"Africa for Sale? Exploring the Development Impacts of Foreign Investments in African Agriculture" is the preliminary title of his research project.
Investments by foreign actors in African farmland – largely for the production of food crops and bio-fuels – have increased dramatically. In Africa, currently an area the size of Europe is foreign owned, for some countries totaling 30% of their landmass. This trend is likely to increase due to the projected rise in demand for food and energy crops.
Some herald this new wave of investment by commercial parties as an important vehicle to achieve poverty reduction. Others, however, attest that it increases inequality, leading to social conflict and corruption. Despite the scale of foreign investments in African agriculture, it has failed to receive rigorous academic investigation.

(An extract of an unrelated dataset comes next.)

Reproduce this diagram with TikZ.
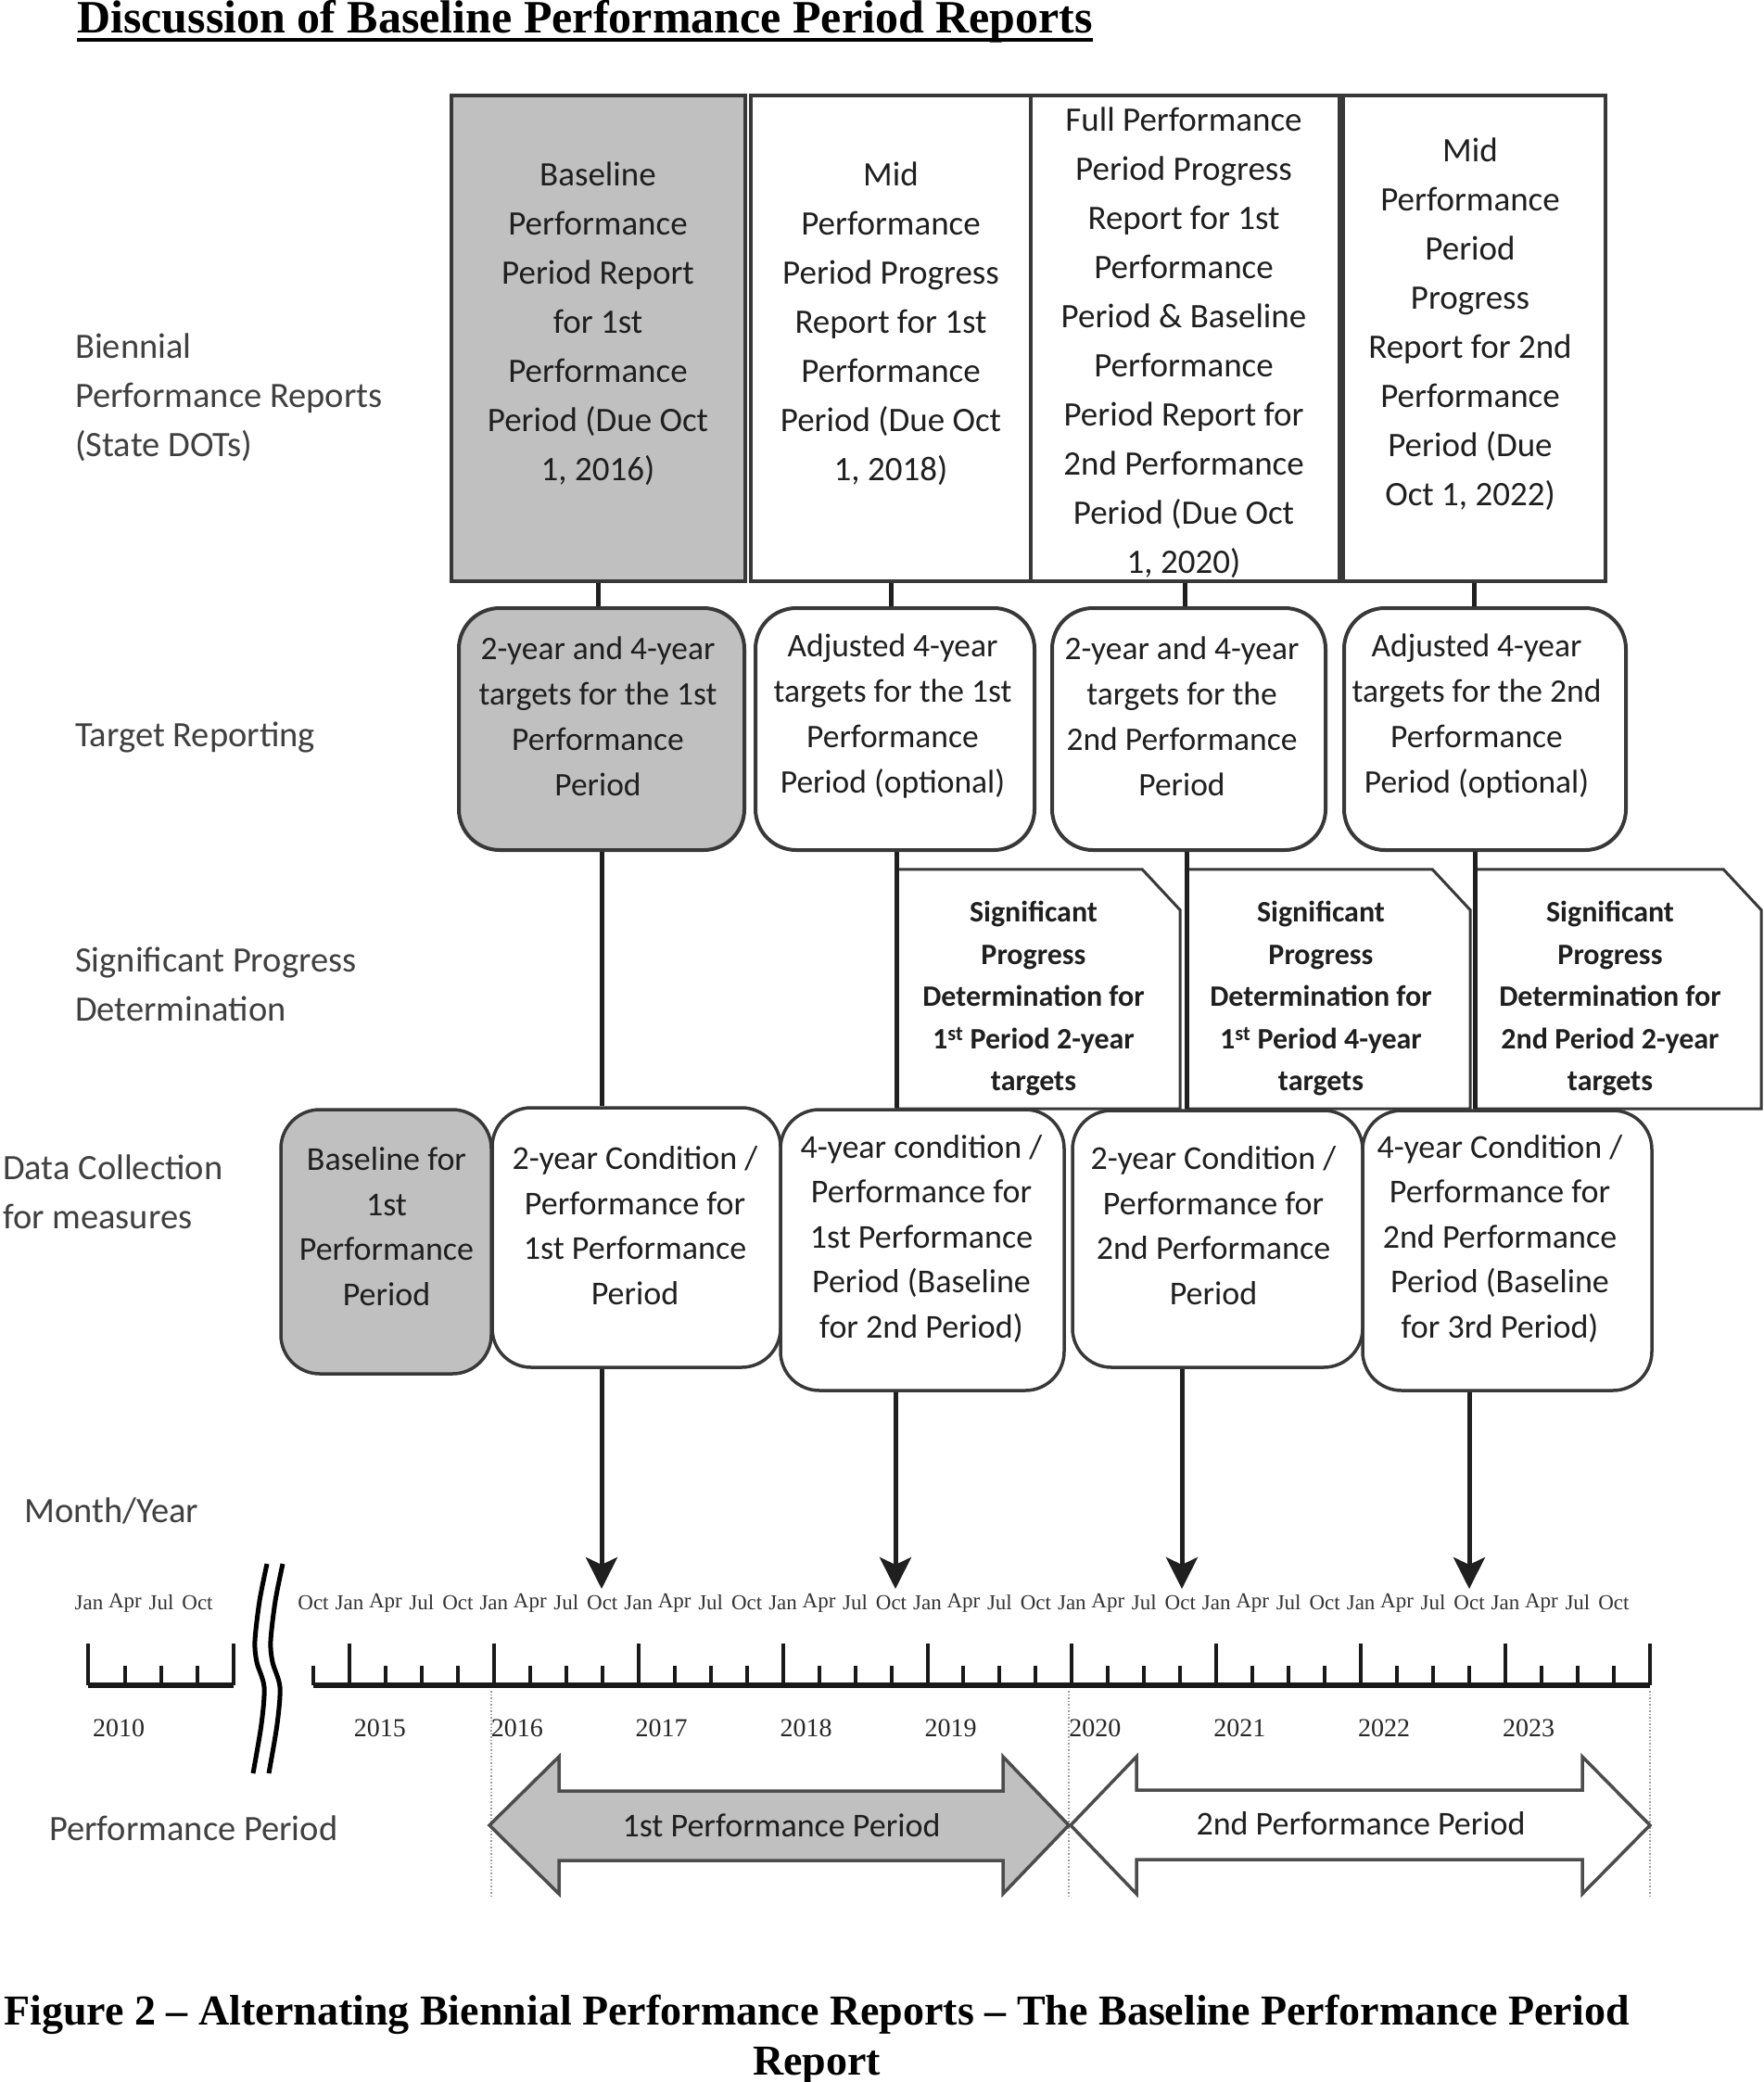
\documentclass[tikz,border=0pt]{standalone}
\usepackage{fontspec}
\setmainfont{Liberation Serif}
\newfontfamily\calfont{Carlito}
\usetikzlibrary{arrows.meta}
\definecolor{boxgray}{HTML}{C0C0C0}
\begin{document}
\begin{tikzpicture}[x=1pt,y=-1pt,
  edgecol/.style={draw=black!78},
  repbox/.style={edgecol, line width=4.5pt, inner sep=0pt},
  tgtbox/.style={edgecol, line width=4pt, rounded corners=44pt, inner sep=0pt},
  datbox/.style={edgecol, line width=3.5pt, rounded corners=42pt, inner sep=0pt},
  sigframe/.style={draw=black!78, line width=3pt, line join=miter},
  shaded/.style={fill=boxgray},
  conn/.style={draw=black!88, line width=5pt},
  downarrow/.style={conn, -{Stealth[length=34pt,width=34pt,inset=8pt]}},
  txt/.style={inner sep=0pt, align=center, text=black!88},
  reptext/.style={txt, font=\calfont\fontsize{37}{53}\selectfont},
  tgttext/.style={txt, font=\calfont\fontsize{35.5}{49}\selectfont},
  sigtext/.style={txt, font=\calfont\bfseries\fontsize{32}{45.5}\selectfont},
  dattext/.style={txt, font=\calfont\fontsize{36}{48.5}\selectfont},
  rowlab/.style={inner sep=0pt, anchor=west, align=left, text=black!75, font=\calfont\fontsize{38.5}{53}\selectfont},
  monthlab/.style={inner sep=0pt, font=\fontsize{23}{26}\selectfont, text=black!80},
  yearlab/.style={inner sep=0pt, font=\fontsize{28}{30}\selectfont, text=black!85},
  axtick/.style={draw=black!90, line width=4pt},
  axisline/.style={draw=black!90, line width=6pt},
  brk/.style={draw=black, line width=5pt},
  guide/.style={draw=black!40, line width=1.5pt, dotted},
  perarrow/.style={draw=black!70, line width=3.5pt, line join=miter},
  perlab/.style={inner sep=0pt, font=\calfont\fontsize{36}{40}\selectfont, text=black!88},
]
\useasboundingbox (0,0) rectangle (1903,2246);
\fill[white] (0,0) rectangle (1903,2246);

% Title
\node[inner sep=0pt, anchor=base west, font=\bfseries\fontsize{50}{56}\selectfont] (title) at (83,35) {Discussion of Baseline Performance Period Reports};
\draw[line width=4.5pt] ([yshift=-8pt]title.base west) -- ([yshift=-8pt]title.base east);

% Row labels
\node[rowlab] (L1) at (81,429) {Biennial\\Performance Reports\\(State DOTs)};
\node[rowlab] (L2) at (81,795) {Target Reporting};
\node[rowlab] (L3) at (81,1062) {Significant Progress\\Determination};
\node[rowlab] (L4) at (3,1286) {Data Collection\\for measures};
\node[rowlab] (L5) at (26,1630) {Month/Year};
\node[rowlab] (L6) at (53,1972) {Performance Period};

% Row 1: report boxes
\node[repbox, shaded, minimum width=317pt, minimum height=524pt] (R1a) at (645.5,365) {};
\node[repbox, minimum width=302pt, minimum height=524pt] (R1b) at (961,365) {};
\node[repbox, minimum width=333pt, minimum height=524pt] (R1c) at (1278.5,365) {};
\node[repbox, minimum width=283pt, minimum height=524pt] (R1d) at (1590.5,365) {};

% Row 2: target boxes
\node[tgtbox, shaded, minimum width=308pt, minimum height=261pt] (R2a) at (649,786.5) {};
\node[tgtbox, minimum width=301pt, minimum height=261pt] (R2b) at (965.5,786.5) {};
\node[tgtbox, minimum width=295pt, minimum height=261pt] (R2c) at (1282.5,786.5) {};
\node[tgtbox, minimum width=304pt, minimum height=261pt] (R2d) at (1602,786.5) {};

% Row 3: significant progress boxes (snipped corner)
\node[inner sep=0pt, minimum width=306pt, minimum height=258pt] (R3a) at (1120,1067) {};
\node[inner sep=0pt, minimum width=306pt, minimum height=258pt] (R3b) at (1433,1067) {};
\node[inner sep=0pt, minimum width=309pt, minimum height=258pt] (R3c) at (1745.5,1067) {};
\foreach \n in {R3a,R3b,R3c}{
  \draw[sigframe, fill=white] (\n.north west) -- ([xshift=-41pt]\n.north east) -- ([yshift=-44pt]\n.north east) -- (\n.south east) -- (\n.south west) -- cycle;
}

% Row 4: data collection boxes
\node[datbox, shaded, minimum width=227pt, minimum height=285pt] (R4a) at (416.5,1339.5) {};
\node[datbox, minimum width=311pt, minimum height=280pt] (R4b) at (686.5,1335) {};
\node[datbox, minimum width=306pt, minimum height=303pt] (R4c) at (995,1348.5) {};
\node[datbox, minimum width=313pt, minimum height=277pt] (R4d) at (1313.5,1336.5) {};
\node[datbox, minimum width=312pt, minimum height=302pt] (R4e) at (1626,1349) {};

% Connectors row 1 -> row 2
\draw[conn] (R1a.south) -- (R1a.south |- R2a.north);
\draw[conn] (R1b.south) -- (R1b.south |- R2b.north);
\draw[conn] (R1c.south) -- (R1c.south |- R2c.north);
\draw[conn] (R1d.south) -- (R1d.south |- R2d.north);

% Connectors row 2 -> row 4
\coordinate (c1) at (649,0);
\coordinate (c2) at (967,0);
\coordinate (c3) at (1280,0);
\coordinate (c4) at (1591,0);
\draw[conn] (c1 |- R2a.south) -- (c1 |- R4b.north);
\draw[conn] (c2 |- R2b.south) -- (c2 |- R4c.north);
\draw[conn] (c3 |- R2c.south) -- (c3 |- R4d.north);
\draw[conn] (c4 |- R2d.south) -- (c4 |- R4e.north);

% Arrows row 4 -> timeline
\coordinate (a1) at (649,1714);
\coordinate (a2) at (966,1714);
\coordinate (a3) at (1275,1714);
\coordinate (a4) at (1585,1714);
\draw[downarrow] (a1 |- R4b.south) -- (a1);
\draw[downarrow] (a2 |- R4c.south) -- (a2);
\draw[downarrow] (a3 |- R4d.south) -- (a3);
\draw[downarrow] (a4 |- R4e.south) -- (a4);

% Texts row 1
\node[reptext] (T1a) at (645,349) {Baseline\\Performance\\Period Report\\for 1st\\Performance\\Period (Due Oct\\1, 2016)};
\node[reptext] (T1b) at (961,349) {Mid\\Performance\\Period Progress\\Report for 1st\\Performance\\Period (Due Oct\\1, 2018)};
\node[reptext] (T1c) at (1277,370) {Full Performance\\Period Progress\\Report for 1st\\Performance\\Period \& Baseline\\Performance\\Period Report for\\2nd Performance\\Period (Due Oct\\1, 2020)};
\node[reptext] (T1d) at (1586,350) {Mid\\Performance\\Period\\Progress\\Report for 2nd\\Performance\\Period (Due\\Oct 1, 2022)};

% Texts row 2
\node[tgttext] (T2a) at (645,773) {2-year and 4-year\\targets for the 1st\\Performance\\Period};
\node[tgttext] (T2b) at (963,773) {Adjusted 4-year\\targets for the 1st\\Performance\\Period (optional)};
\node[tgttext] (T2c) at (1275,773) {2-year and 4-year\\targets for the\\2nd Performance\\Period};
\node[tgttext] (T2d) at (1593,773) {Adjusted 4-year\\targets for the 2nd\\Performance\\Period (optional)};

% Texts row 3
\node[sigtext] (T3a) at (1115,1077) {Significant\\Progress\\Determination for\\1\textsuperscript{st} Period 2-year\\targets};
\node[sigtext] (T3b) at (1425,1077) {Significant\\Progress\\Determination for\\1\textsuperscript{st} Period 4-year\\targets};
\node[sigtext] (T3c) at (1737,1077) {Significant\\Progress\\Determination for\\2nd Period 2-year\\targets};

% Texts row 4
\node[dattext] (T4a) at (417,1323) {Baseline for\\1st\\Performance\\Period};
\node[dattext] (T4b) at (685,1322) {2-year Condition /\\Performance for\\1st Performance\\Period};
\node[dattext] (T4c) at (994,1336) {4-year condition /\\Performance for\\1st Performance\\Period (Baseline\\for 2nd Period)};
\node[dattext] (T4d) at (1309,1322) {2-year Condition /\\Performance for\\2nd Performance\\Period};
\node[dattext] (T4e) at (1618,1336) {4-year Condition /\\Performance for\\2nd Performance\\Period (Baseline\\for 3rd Period)};

% Timeline: mini axis (2010)
\draw[axisline] (95,1818) -- (252,1818);
\draw[axtick] (95,1818) -- (95,1773);
\draw[axtick] (252,1818) -- (252,1773);
\foreach \xx in {135,174,213}{\draw[axtick] (\xx,1818) -- (\xx,1797);}
\node[monthlab] (mm1) at (96,1729) {Jan};
\node[monthlab] (mm2) at (135,1729) {Apr};
\node[monthlab] (mm3) at (174,1729) {Jul};
\node[monthlab] (mm4) at (213,1729) {Oct};
\node[yearlab] (y2010) at (128,1864) {2010};

% Break symbol
\draw[brk] plot[smooth] coordinates {(288,1687) (280,1727) (275,1770) (277,1793) (285,1820) (282,1860) (273,1913)};
\draw[brk] plot[smooth] coordinates {(305,1687) (297,1727) (292,1770) (294,1793) (302,1820) (299,1860) (290,1913)};

% Main axis
\draw[axisline] (338,1818) -- (1780,1818);
\foreach \k in {0,...,37}{
  \pgfmathsetmacro\xx{338+38.97*\k}
  \pgfmathtruncatemacro\m{mod(\k,4)}
  \ifnum\m=1
    \draw[axtick] (\xx,1818) -- (\xx,1773);
  \else
    \draw[axtick] (\xx,1818) -- (\xx,1797);
  \fi
}
\foreach \k in {0,...,36}{
  \pgfmathsetmacro\xx{338+38.97*\k}
  \pgfmathtruncatemacro\m{mod(\k,4)}
  \node[monthlab] (m\k) at (\xx,1729) {\ifcase\m Oct\or Jan\or Apr\or Jul\fi};
}
\foreach \j in {0,...,8}{
  \pgfmathsetmacro\xx{338+38.97*(1+4*\j)+25+(\j==0)*8}
  \pgfmathtruncatemacro\yy{2015+\j}
  \node[yearlab] (y\yy) at (\xx,1864) {\yy};
}

% Guide lines
\foreach \xx in {530,1153,1780}{\draw[guide] (\xx,1824) -- (\xx,2047);}

% Performance period arrows
\draw[perarrow, fill=boxgray] (528,1969) -- (603,1895) -- (603,1932) -- (1082,1932) -- (1082,1895) -- (1153,1969) -- (1082,2043) -- (1082,2007) -- (603,2007) -- (603,2043) -- cycle;
\draw[perarrow, fill=white] (1155,1969) -- (1226,1895) -- (1226,1931) -- (1707,1931) -- (1707,1895) -- (1780,1969) -- (1707,2043) -- (1707,2006) -- (1226,2006) -- (1226,2043) -- cycle;
\node[perlab] (P1) at (843,1969) {1st Performance Period};
\node[perlab] (P2) at (1468,1967) {2nd Performance Period};

% Caption
\node[inner sep=0pt, align=center, font=\bfseries\fontsize{46}{54}\selectfont] (cap) at (881,2200) {Figure 2 -- Alternating Biennial Performance Reports -- The Baseline Performance Period\\Report};
\end{tikzpicture}
\end{document}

This project explores the casual linkages between investments and development. I set out by developing an overarching framework and empirically analyse the impacts of international investments in agriculture in two ways. First, at the cross country level, I assess the development impact of commercial investments. To do so I construct a panel data set of African countries using novel data on land acquisitions. Second, at the micro level, I compare the impacts of a recent large-scale commercial agricultural project to a support program for small-holders. I make use of a unique opportunity in Sierra Leone, where both types of interventions are about to be implemented in an area where I previously collected detailed household and community level data. This setup allows for a rigorous difference-in-difference analysis. Moreover, by collecting additional rounds of data I am able to assess short and medium term impacts. Also, throughout the project I pay particular attention to heterogeneous responses to investments: focusing on the ultra-poor, landless and minorities. Quantitative work will be supplemented with qualitative analysis to embed research findings, and obtain a deep understanding how large investments in African agriculture can translate in to pro-poor development.